Paul, a prisoner of Christ Jesus, and Timothy our brother,
To Philemon our dear friend and fellow worker— also to Apphia our sister and Archippus our fellow soldier—and to the church that meets in your home:
Grace and peace to you from God our Father and the Lord Jesus Christ.
In his customary manner, Paul begins this letter by saying who the senders are, and to whom it is written. Since we have inferred that it was sent at the same time as his letter to the Colossians, it is very interesting to compare the two openings:
Paul, an apostle of Christ Jesus by the will of God, and Timothy our brother,
To God’s holy people in Colossae, the faithful brothers and sisters in Christ:
Grace and peace to you from God our Father.
Aside from the obvious difference in recipients, it appears identical… well, almost. Notice that in his letter to the Colossian church, Paul describes himself as “Paul, an apostle of Christ Jesus by the will of God”, and in Philemon, he describes himself as “Paul, a prisoner of Christ Jesus”.
Why do they differ?
As in most everything, people have their theories, but it appears to me that Paul takes a different tact here in order to do two things: First, he is not writing to Philemon as an apostle, someone who is to be listened to with an obedient ear in reverence. Instead Paul is writing this man-to-man, friend to friend, brother to brother; it is entirely personal as opposed to professional. Second, by mentioning the fact that he is in chains for Christ, and he will mention this four more times before he is finished, he is showing his friend Philemon that he is enduring a great personal sacrifice for Christ as he is asking Philemon for a sacrifice of his own.

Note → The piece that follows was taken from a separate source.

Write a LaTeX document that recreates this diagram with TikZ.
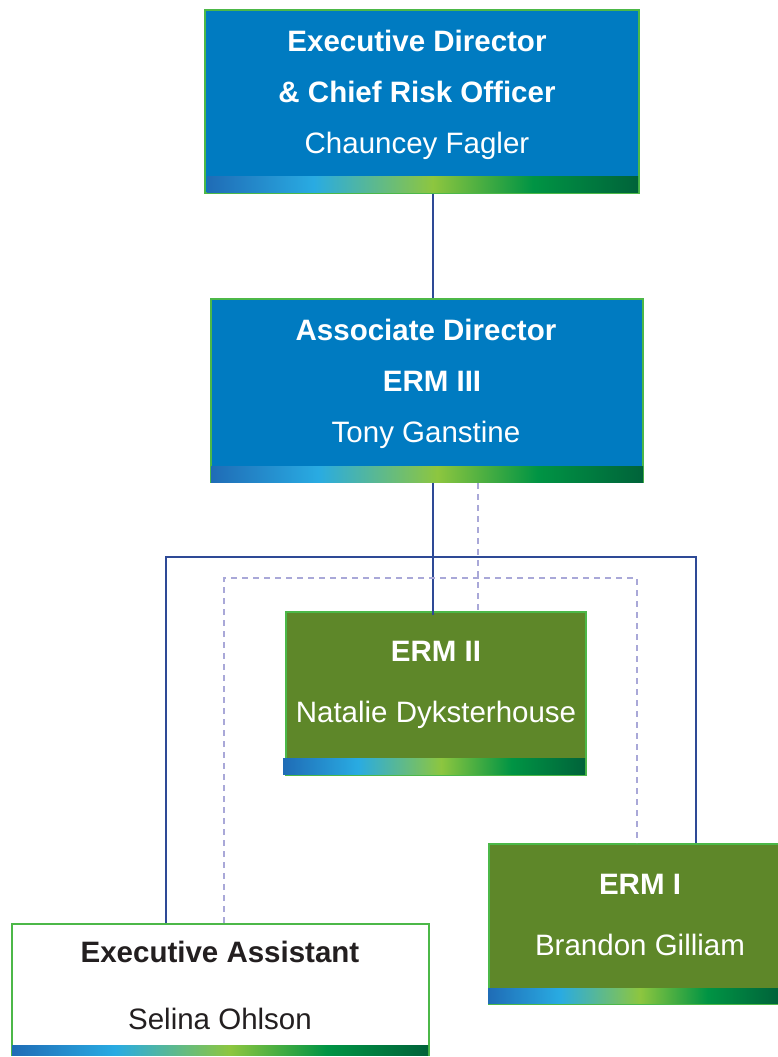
\documentclass[tikz,border=0pt]{standalone}
\usepackage{fontspec}
\setmainfont{Liberation Sans}
\definecolor{boxblue}{HTML}{007BC1}
\definecolor{boxgreen}{HTML}{5E8729}
\definecolor{rimgreen}{HTML}{4CB848}
\definecolor{linkblue}{HTML}{2E4A96}
\definecolor{linkdash}{HTML}{A9A8D8}
\definecolor{darktext}{HTML}{231F20}
\definecolor{gA}{HTML}{1F6CB6}
\definecolor{gB}{HTML}{29ABE2}
\definecolor{gC}{HTML}{8DC63F}
\definecolor{gD}{HTML}{009444}
\definecolor{gE}{HTML}{00633A}
\pgfdeclarehorizontalshading{barshade}{100bp}{color(0bp)=(gA); color(25bp)=(gA); color(37.4bp)=(gB); color(51.2bp)=(gC); color(62.8bp)=(gD); color(75bp)=(gE); color(100bp)=(gE)}
\tikzset{
  orgbox/.style={rectangle, draw=rimgreen, line width=2pt, anchor=north west, inner sep=0pt},
  bluebox/.style={orgbox, fill=boxblue},
  greenbox/.style={orgbox, fill=boxgreen},
  whitebox/.style={orgbox, fill=white},
  bar/.style={shading=barshade},
  txt/.style={align=center, text=white, inner sep=0pt},
  conn/.style={draw=linkblue, line width=2.2pt},
  dotconn/.style={draw=linkdash, line width=2pt, dash pattern=on 6pt off 5pt}
}
\begin{document}
\begin{tikzpicture}[x=1pt,y=-1pt]
\useasboundingbox (0,0) rectangle (778,1057);

% boxes
\node[bluebox, minimum width=434, minimum height=183] (ed) at (204,9) {};
\shade[bar] (207,176) rectangle (638,192);
\node[bluebox, minimum width=432, minimum height=183] (ad) at (210,298) {};
\shade[bar] (211,466) rectangle (643,482);
\node[greenbox, minimum width=300, minimum height=163] (erm2) at (285,611) {};
\shade[bar] (283,758) rectangle (585,774);
\node[greenbox, minimum width=296, minimum height=160] (erm1) at (488,843) {};
\shade[bar] (488,988) rectangle (778,1003);
\node[whitebox, minimum width=417, minimum height=131] (ea) at (11,923) {};
\shade[bar] (12,1045) rectangle (428,1055);

% texts
\node[txt, font={\fontsize{29.5}{51}\selectfont}] (edT) at (417,95)
  {\textbf{Executive Director}\\\textbf{\& Chief Risk Officer}\\Chauncey Fagler};
\node[txt, font={\fontsize{29.5}{51}\selectfont}] (adT) at (426,384.3)
  {\textbf{Associate Director}\\\hspace*{12pt}\textbf{ERM III}\\Tony Ganstine};
\node[txt, font={\fontsize{29.5}{61}\selectfont}] (erm2T) at (436,685)
  {\textbf{ERM II}\\Natalie Dyksterhouse};
\node[txt, font={\fontsize{29.5}{61}\selectfont}] (erm1T) at (640,914.8)
  {\textbf{ERM I}\\Brandon Gilliam};
\node[txt, text=darktext, font={\fontsize{29.5}{67}\selectfont}] (eaT) at (220,985.5)
  {\textbf{Executive Assistant}\\Selina Ohlson};

% connector helper points
\coordinate (mainx) at (433,557);
\coordinate (hl) at (166,557);
\coordinate (hr) at (696,557);
\coordinate (dv) at (478,578);
\coordinate (dl) at (224,578);
\coordinate (dr) at (637,578);

% solid connectors
\draw[conn] (ed.south -| mainx) -- (ad.north -| mainx);
\draw[conn] (ad.south -| mainx) -- ([yshift=-4pt]erm2.north -| mainx);
\draw[conn] (ea.north -| hl) -- (hl) -- (hr) -- (erm1.north -| hr);

% dashed connectors
\draw[dotconn] (ad.south -| dv) -- (erm2.north -| dv);
\draw[dotconn] (ea.north -| dl) -- (dl) -- (dr) -- (erm1.north -| dr);
\end{tikzpicture}
\end{document}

Paul has also introduced some more characters, Apphia and Archippus, and all three have a description of their own given them by Paul. With so little to go on, there are more theories, but most scholars agree that Apphia is Philemon’s wife and that Archippus is his son, and I will continue under that assumption. Notice that the three descriptions indicate that each is a committed follower of the Lord, and that they all have a very close personal regard for one another.
Believe it or not, the biggest controversy in academic circles with these verses is whether or not Paul intends for this letter to be read to the entire church that met in Philemon’s house. Personally, I don’t see the point of the dispute: Maybe it was, maybe it wasn’t. At least they were to receive his warmest greetings.